Recorded information start

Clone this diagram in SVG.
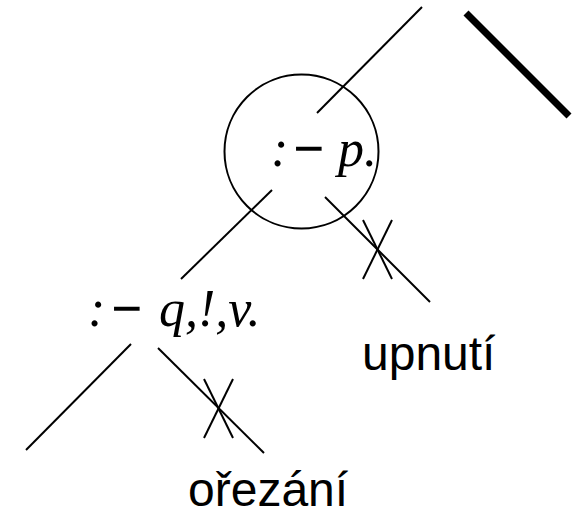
<svg xmlns="http://www.w3.org/2000/svg" width="581" height="518" viewBox="0 0 581 518">
<style>
.e{stroke:#000;stroke-width:2;fill:none;stroke-linecap:butt}
.thick{stroke:#000;stroke-width:7;fill:none}
.f{font-family:"Liberation Serif","Times New Roman",serif;font-size:52px;fill:#000}
.i{font-style:italic}
.m{stroke:#000;stroke-width:1.4}
.l{font-family:"Liberation Sans",Arial,sans-serif;font-size:48px;fill:#000}
</style>
<g id="connectors">
<line class="e" x1="422" y1="7" x2="317" y2="113"/>
<line class="thick" x1="466" y1="13" x2="569" y2="116"/>
<line class="e" x1="272" y1="190" x2="181" y2="279"/>
<line class="e" x1="325" y1="197" x2="430" y2="302"/>
<line class="e" x1="363" y1="220" x2="392" y2="279"/>
<line class="e" x1="392" y1="220" x2="363" y2="279"/>
<line class="e" x1="131" y1="344" x2="26" y2="450"/>
<line class="e" x1="158" y1="348" x2="264" y2="453"/>
<line class="e" x1="204" y1="379" x2="233" y2="438"/>
<line class="e" x1="233" y1="379" x2="204" y2="438"/>
</g>
<g id="node-p">
<circle cx="301.5" cy="151.5" r="77" class="e"/>
<text class="f i" x="271" y="166">:</text>
<text class="f m" x="294" y="166">−</text>
<text class="f i" x="338" y="166">p.</text>
</g>
<g id="node-q">
<text class="f i" x="88" y="326">:</text>
<text class="f m" x="112" y="326">−</text>
<text class="f i" x="159" y="326">q,!,v.</text>
</g>
<g id="label-upnuti">
<text class="l" x="362" y="370">upnutí</text>
</g>
<g id="label-orezani">
<text class="l" x="188" y="506">ořezání</text>
</g>
</svg>
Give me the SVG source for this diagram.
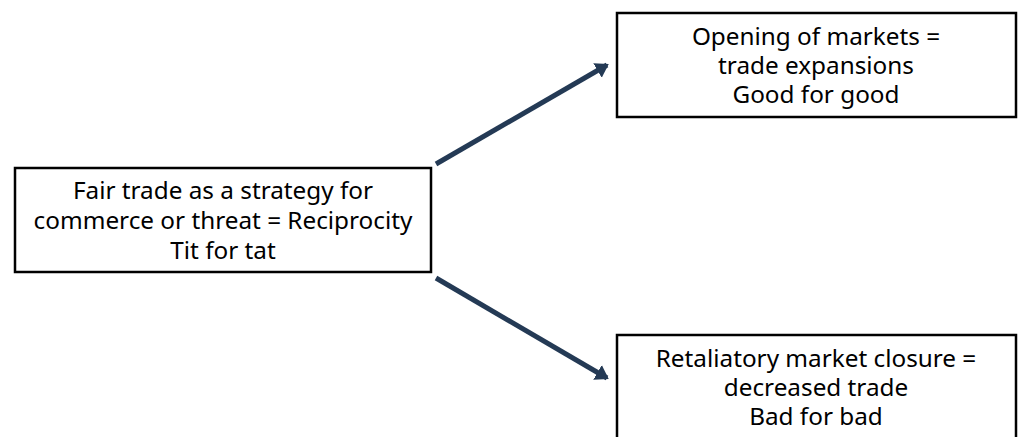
<svg xmlns="http://www.w3.org/2000/svg" width="1019" height="437" viewBox="0 0 1019 437">
<defs>
<style>
.box{fill:#fff;stroke:#000;stroke-width:2.5}
.t{font-family:"Noto Sans","Noto Sans CJK KR",sans-serif;font-size:24.3px;fill:#000;text-anchor:middle}
.c{stroke:#243A55;stroke-width:5;fill:none;stroke-linecap:butt}
</style>
<marker id="ah" markerWidth="4" markerHeight="4" refX="2.2" refY="2" orient="auto" markerUnits="strokeWidth">
<path d="M0,0.3 L2.6,2 L0,3.7 Z" fill="#243A55"/>
</marker>
</defs>
<rect width="1019" height="437" fill="#fff"/>
<g id="connectors">
<line class="c" x1="436" y1="164" x2="607" y2="65" marker-end="url(#ah)"/>
<line class="c" x1="436" y1="278" x2="607" y2="378" marker-end="url(#ah)"/>
</g>
<g id="node-center">
<rect class="box" x="15" y="168" width="416" height="104"/>
<text class="t" x="223" y="199">Fair trade as a strategy for</text>
<text class="t" x="223" y="229">commerce or threat = Reciprocity</text>
<text class="t" x="223" y="259">Tit for tat</text>
</g>
<g id="node-top">
<rect class="box" x="617" y="13" width="399" height="104"/>
<text class="t" x="816" y="45">Opening of markets =</text>
<text class="t" x="816" y="74">trade expansions</text>
<text class="t" x="816" y="103">Good for good</text>
</g>
<g id="node-bottom">
<rect class="box" x="617" y="335" width="399" height="110"/>
<text class="t" x="816" y="367">Retaliatory market closure =</text>
<text class="t" x="816" y="396">decreased trade</text>
<text class="t" x="816" y="425">Bad for bad</text>
</g>
</svg>
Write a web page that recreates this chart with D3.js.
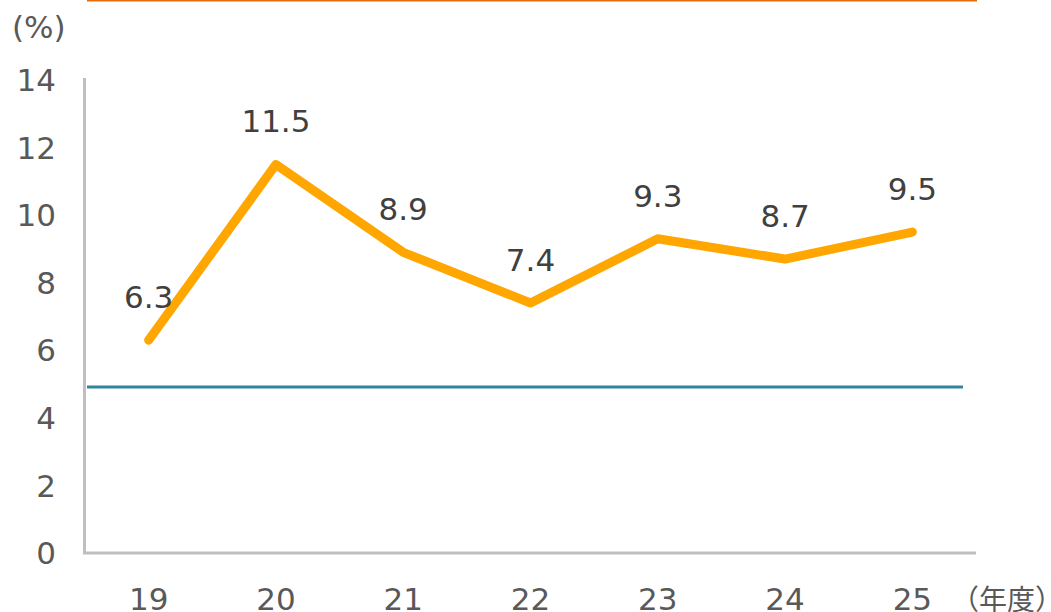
<!DOCTYPE html>
<html>
<head>
<meta charset="utf-8">
<script src="https://cdn.jsdelivr.net/npm/d3@7"></script>
<style>
  body { margin: 0; background: #fff; }
  svg text { font-family: "DejaVu Sans", Verdana, "Noto Sans CJK JP", sans-serif; fill: #595959; }
</style>
</head>
<body>
<svg width="1051" height="612"></svg>
<script>
// data
const years = ["19", "20", "21", "22", "23", "24", "25"];
const rates = [6.3, 11.5, 8.9, 7.4, 9.3, 8.7, 9.5];
const yTicks = [0, 2, 4, 6, 8, 10, 12, 14];
const refLevel = 5;

const lineColor = "#FFA600";
const refColor = "#31859C";
const topColor = "#E46C0A";
const axisColor = "#BFBFBF";

let svg = d3.select("svg");

// ranges
let x = d3.scaleBand().domain(years).range([85, 976]).padding(0);
let y = d3.scaleLinear().domain([0, 14]).range([553, 80]);
const xc = d => x(d) + x.bandwidth() / 2;

// orange rule across the top
svg.append("line")
    .attr("x1", 87).attr("x2", 977)
    .attr("y1", 0.5).attr("y2", 0.5)
    .attr("stroke", topColor)
    .attr("stroke-width", 2);

// y tick labels
svg.append("g")
    .selectAll("text")
    .data(yTicks)
    .enter().append("text")
    .attr("x", 56)
    .attr("y", d => y(d))
    .attr("dy", "0.36em")
    .attr("text-anchor", "end")
    .attr("font-size", 31)
    .text(d => d);

svg.append("text")
    .attr("x", 12)
    .attr("y", 38)
    .attr("font-size", 31)
    .text("(%)");

// axes lines
svg.append("line")
    .attr("x1", 84.5).attr("x2", 84.5)
    .attr("y1", 78).attr("y2", y(0) + 1)
    .attr("stroke", axisColor)
    .attr("stroke-width", 3);
svg.append("line")
    .attr("x1", 83).attr("x2", 976)
    .attr("y1", y(0)).attr("y2", y(0))
    .attr("stroke", axisColor)
    .attr("stroke-width", 3);

// x tick labels
svg.append("g")
    .selectAll("text")
    .data(years)
    .enter().append("text")
    .attr("x", d => xc(d))
    .attr("y", 610)
    .attr("text-anchor", "middle")
    .attr("font-size", 31)
    .text(d => d);

svg.append("text")
    .attr("x", 951)
    .attr("y", 610)
    .attr("font-size", 28)
    .style("font-family", "'Noto Sans CJK JP', sans-serif")
    .text("（年度）");

// reference level
svg.append("line")
    .attr("x1", 87).attr("x2", 963)
    .attr("y1", y(refLevel) + 3).attr("y2", y(refLevel) + 3)
    .attr("stroke", refColor)
    .attr("stroke-width", 3);

// the series
let data = d3.zip(years, rates);
let line = d3.line()
    .x(d => xc(d[0]))
    .y(d => y(d[1]));

svg.append("path")
    .datum(data)
    .attr("fill", "none")
    .attr("stroke", lineColor)
    .attr("stroke-width", 9)
    .attr("stroke-linejoin", "round")
    .attr("stroke-linecap", "round")
    .attr("d", line);

// value labels
svg.append("g")
    .selectAll("text")
    .data(data)
    .enter().append("text")
    .attr("x", d => xc(d[0]))
    .attr("y", d => y(d[1]) - 32)
    .attr("text-anchor", "middle")
    .attr("font-size", 31)
    .style("fill", "#404040")
    .text(d => d[1].toFixed(1));
</script>
</body>
</html>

Recorded information end

**What you have to do:**
Restate the data above word for word. Do not include the images.

**Answer in full:**
Clone this diagram in SVG.
<svg xmlns="http://www.w3.org/2000/svg" width="581" height="518" viewBox="0 0 581 518">
<style>
.e{stroke:#000;stroke-width:2;fill:none;stroke-linecap:butt}
.thick{stroke:#000;stroke-width:7;fill:none}
.f{font-family:"Liberation Serif","Times New Roman",serif;font-size:52px;fill:#000}
.i{font-style:italic}
.m{stroke:#000;stroke-width:1.4}
.l{font-family:"Liberation Sans",Arial,sans-serif;font-size:48px;fill:#000}
</style>
<g id="connectors">
<line class="e" x1="422" y1="7" x2="317" y2="113"/>
<line class="thick" x1="466" y1="13" x2="569" y2="116"/>
<line class="e" x1="272" y1="190" x2="181" y2="279"/>
<line class="e" x1="325" y1="197" x2="430" y2="302"/>
<line class="e" x1="363" y1="220" x2="392" y2="279"/>
<line class="e" x1="392" y1="220" x2="363" y2="279"/>
<line class="e" x1="131" y1="344" x2="26" y2="450"/>
<line class="e" x1="158" y1="348" x2="264" y2="453"/>
<line class="e" x1="204" y1="379" x2="233" y2="438"/>
<line class="e" x1="233" y1="379" x2="204" y2="438"/>
</g>
<g id="node-p">
<circle cx="301.5" cy="151.5" r="77" class="e"/>
<text class="f i" x="271" y="166">:</text>
<text class="f m" x="294" y="166">−</text>
<text class="f i" x="338" y="166">p.</text>
</g>
<g id="node-q">
<text class="f i" x="88" y="326">:</text>
<text class="f m" x="112" y="326">−</text>
<text class="f i" x="159" y="326">q,!,v.</text>
</g>
<g id="label-upnuti">
<text class="l" x="362" y="370">upnutí</text>
</g>
<g id="label-orezani">
<text class="l" x="188" y="506">ořezání</text>
</g>
</svg>
Give me the SVG source for this diagram.
<svg xmlns="http://www.w3.org/2000/svg" width="1019" height="437" viewBox="0 0 1019 437">
<defs>
<style>
.box{fill:#fff;stroke:#000;stroke-width:2.5}
.t{font-family:"Noto Sans","Noto Sans CJK KR",sans-serif;font-size:24.3px;fill:#000;text-anchor:middle}
.c{stroke:#243A55;stroke-width:5;fill:none;stroke-linecap:butt}
</style>
<marker id="ah" markerWidth="4" markerHeight="4" refX="2.2" refY="2" orient="auto" markerUnits="strokeWidth">
<path d="M0,0.3 L2.6,2 L0,3.7 Z" fill="#243A55"/>
</marker>
</defs>
<rect width="1019" height="437" fill="#fff"/>
<g id="connectors">
<line class="c" x1="436" y1="164" x2="607" y2="65" marker-end="url(#ah)"/>
<line class="c" x1="436" y1="278" x2="607" y2="378" marker-end="url(#ah)"/>
</g>
<g id="node-center">
<rect class="box" x="15" y="168" width="416" height="104"/>
<text class="t" x="223" y="199">Fair trade as a strategy for</text>
<text class="t" x="223" y="229">commerce or threat = Reciprocity</text>
<text class="t" x="223" y="259">Tit for tat</text>
</g>
<g id="node-top">
<rect class="box" x="617" y="13" width="399" height="104"/>
<text class="t" x="816" y="45">Opening of markets =</text>
<text class="t" x="816" y="74">trade expansions</text>
<text class="t" x="816" y="103">Good for good</text>
</g>
<g id="node-bottom">
<rect class="box" x="617" y="335" width="399" height="110"/>
<text class="t" x="816" y="367">Retaliatory market closure =</text>
<text class="t" x="816" y="396">decreased trade</text>
<text class="t" x="816" y="425">Bad for bad</text>
</g>
</svg>
Write a web page that recreates this chart with D3.js.
<!DOCTYPE html>
<html>
<head>
<meta charset="utf-8">
<script src="https://cdn.jsdelivr.net/npm/d3@7"></script>
<style>
  body { margin: 0; background: #fff; }
  svg text { font-family: "DejaVu Sans", Verdana, "Noto Sans CJK JP", sans-serif; fill: #595959; }
</style>
</head>
<body>
<svg width="1051" height="612"></svg>
<script>
// data
const years = ["19", "20", "21", "22", "23", "24", "25"];
const rates = [6.3, 11.5, 8.9, 7.4, 9.3, 8.7, 9.5];
const yTicks = [0, 2, 4, 6, 8, 10, 12, 14];
const refLevel = 5;

const lineColor = "#FFA600";
const refColor = "#31859C";
const topColor = "#E46C0A";
const axisColor = "#BFBFBF";

let svg = d3.select("svg");

// ranges
let x = d3.scaleBand().domain(years).range([85, 976]).padding(0);
let y = d3.scaleLinear().domain([0, 14]).range([553, 80]);
const xc = d => x(d) + x.bandwidth() / 2;

// orange rule across the top
svg.append("line")
    .attr("x1", 87).attr("x2", 977)
    .attr("y1", 0.5).attr("y2", 0.5)
    .attr("stroke", topColor)
    .attr("stroke-width", 2);

// y tick labels
svg.append("g")
    .selectAll("text")
    .data(yTicks)
    .enter().append("text")
    .attr("x", 56)
    .attr("y", d => y(d))
    .attr("dy", "0.36em")
    .attr("text-anchor", "end")
    .attr("font-size", 31)
    .text(d => d);

svg.append("text")
    .attr("x", 12)
    .attr("y", 38)
    .attr("font-size", 31)
    .text("(%)");

// axes lines
svg.append("line")
    .attr("x1", 84.5).attr("x2", 84.5)
    .attr("y1", 78).attr("y2", y(0) + 1)
    .attr("stroke", axisColor)
    .attr("stroke-width", 3);
svg.append("line")
    .attr("x1", 83).attr("x2", 976)
    .attr("y1", y(0)).attr("y2", y(0))
    .attr("stroke", axisColor)
    .attr("stroke-width", 3);

// x tick labels
svg.append("g")
    .selectAll("text")
    .data(years)
    .enter().append("text")
    .attr("x", d => xc(d))
    .attr("y", 610)
    .attr("text-anchor", "middle")
    .attr("font-size", 31)
    .text(d => d);

svg.append("text")
    .attr("x", 951)
    .attr("y", 610)
    .attr("font-size", 28)
    .style("font-family", "'Noto Sans CJK JP', sans-serif")
    .text("（年度）");

// reference level
svg.append("line")
    .attr("x1", 87).attr("x2", 963)
    .attr("y1", y(refLevel) + 3).attr("y2", y(refLevel) + 3)
    .attr("stroke", refColor)
    .attr("stroke-width", 3);

// the series
let data = d3.zip(years, rates);
let line = d3.line()
    .x(d => xc(d[0]))
    .y(d => y(d[1]));

svg.append("path")
    .datum(data)
    .attr("fill", "none")
    .attr("stroke", lineColor)
    .attr("stroke-width", 9)
    .attr("stroke-linejoin", "round")
    .attr("stroke-linecap", "round")
    .attr("d", line);

// value labels
svg.append("g")
    .selectAll("text")
    .data(data)
    .enter().append("text")
    .attr("x", d => xc(d[0]))
    .attr("y", d => y(d[1]) - 32)
    .attr("text-anchor", "middle")
    .attr("font-size", 31)
    .style("fill", "#404040")
    .text(d => d[1].toFixed(1));
</script>
</body>
</html>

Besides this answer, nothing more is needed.